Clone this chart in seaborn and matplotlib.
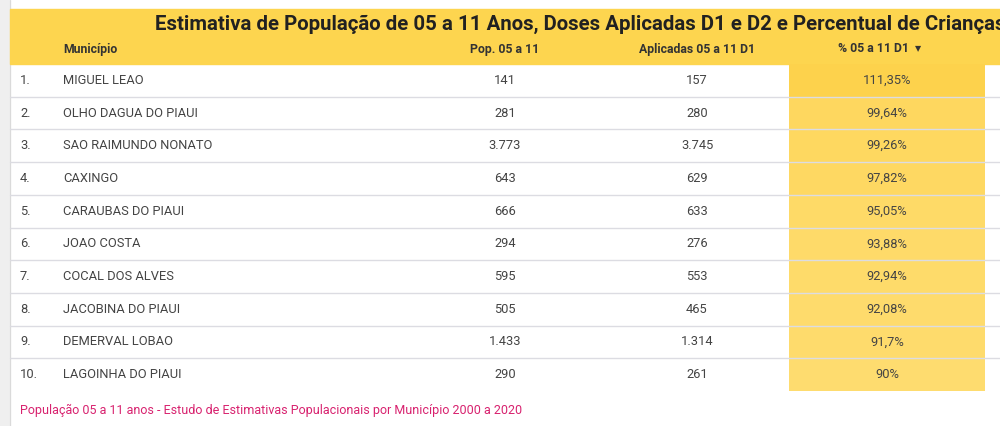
import numpy as np
import pandas as pd
import seaborn as sns
import matplotlib.pyplot as plt
from matplotlib.colors import LinearSegmentedColormap

# table contents
rank = ["1.", "2.", "3.", "4.", "5.", "6.", "7.", "8.", "9.", "10."]
municipio = ["MIGUEL LEAO", "OLHO DAGUA DO PIAUI", "SAO RAIMUNDO NONATO", "CAXINGO",
             "CARAUBAS DO PIAUI", "JOAO COSTA", "COCAL DOS ALVES", "JACOBINA DO PIAUI",
             "DEMERVAL LOBAO", "LAGOINHA DO PIAUI"]
pop_05_11 = ["141", "281", "3.773", "643", "666", "294", "595", "505", "1.433", "290"]
aplicadas_d1 = ["157", "280", "3.745", "629", "633", "276", "553", "465", "1.314", "261"]
pct_d1 = [111.35, 99.64, 99.26, 97.82, 95.05, 93.88, 92.94, 92.08, 91.7, 90.0]
pct_labels = ["111,35%", "99,64%", "99,26%", "97,82%", "95,05%", "93,88%", "92,94%",
              "92,08%", "91,7%", "90%"]
headers = ["Município", "Pop. 05 a 11", "Aplicadas 05 a 11 D1", "% 05 a 11 D1  ▾"]
title = "Estimativa de População de 05 a 11 Anos, Doses Aplicadas D1 e D2 e Percentual de Crianças"
footer = "População 05 a 11 anos - Estudo de Estimativas Populacionais por Município 2000 a 2020"

sns.set_theme(style="white")
plt.rcParams['font.family'] = ['Roboto', 'DejaVu Sans']

W, H = 1000, 426
fig = plt.figure(figsize=(W / 100, H / 100), dpi=100)
ax = fig.add_axes([0, 0, 1, 1])
ax.set_xlim(0, W)
ax.set_ylim(H, 0)
ax.axis("off")

# page background / left border
ax.add_patch(plt.Rectangle((0, 0), 10, H, color="#EFEFEF", zorder=0))
ax.axvline(10, color="#DADADA", lw=0.8, zorder=1)

# header band
ax.add_patch(plt.Rectangle((10, 9), W - 10, 55, color="#FDD54F", zorder=1))
ax.text(155, 24, title, fontsize=14.7, fontweight="bold", color="#212121",
        va="center", ha="left", zorder=3)

col_x = [63, 505, 697, 880]
aligns = ["left", "center", "center", "center"]
for x, h, a in zip(col_x, headers, aligns):
    ax.text(x, 49, h, fontsize=8.8, fontweight="bold", color="#333333",
            va="center", ha=a, zorder=3)

top, row_h = 64, 32.7
n = len(municipio)

# highlighted percentage column as a seaborn heatmap
x0, x1 = 789, 985
y_bot = top + n * row_h
hax = fig.add_axes([x0 / W, 1 - y_bot / H, (x1 - x0) / W, (y_bot - top) / H])
cmap = LinearSegmentedColormap.from_list("yl", ["#FEDC6F", "#FDD24C"])
pct_df = pd.DataFrame({"pct": pct_d1})
sns.heatmap(pct_df, ax=hax, cmap=cmap, cbar=False,
            annot=np.array(pct_labels).reshape(-1, 1), fmt="",
            annot_kws={"fontsize": 9.3, "color": "#444444"},
            xticklabels=False, yticklabels=False)
hax.set_zorder(2)
hax.patch.set_alpha(0)

for i in range(n):
    yc = top + (i + 0.5) * row_h
    ax.text(20, yc, rank[i], fontsize=9.3, color="#444444", va="center", ha="left")
    ax.text(63, yc, municipio[i], fontsize=9.3, color="#444444", va="center", ha="left")
    ax.text(col_x[1], yc, pop_05_11[i], fontsize=9.3, color="#444444", va="center", ha="center")
    ax.text(col_x[2], yc, aplicadas_d1[i], fontsize=9.3, color="#444444", va="center", ha="center")

# row separators drawn above the heatmap
for i in range(1, n):
    y = top + i * row_h
    fig.add_artist(plt.Line2D([10 / W, 1], [1 - y / H, 1 - y / H],
                              color="#DCDCE2", lw=1, zorder=5))

ax.text(20, 410, footer, fontsize=9, color="#D8226F", va="center", ha="left")

fig.savefig("out.png", dpi=100)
☆ ☆ ☆ ☆ ☆
§ Exercise instructions:
From the opening line of the listing above through the line bearing "from matplotlib.colors import", repeat each line exactly. Drop every picture.

§ Answer below:
Clone this chart in seaborn and matplotlib.
import numpy as np
import pandas as pd
import seaborn as sns
import matplotlib.pyplot as plt
from matplotlib.colors import LinearSegmentedColormap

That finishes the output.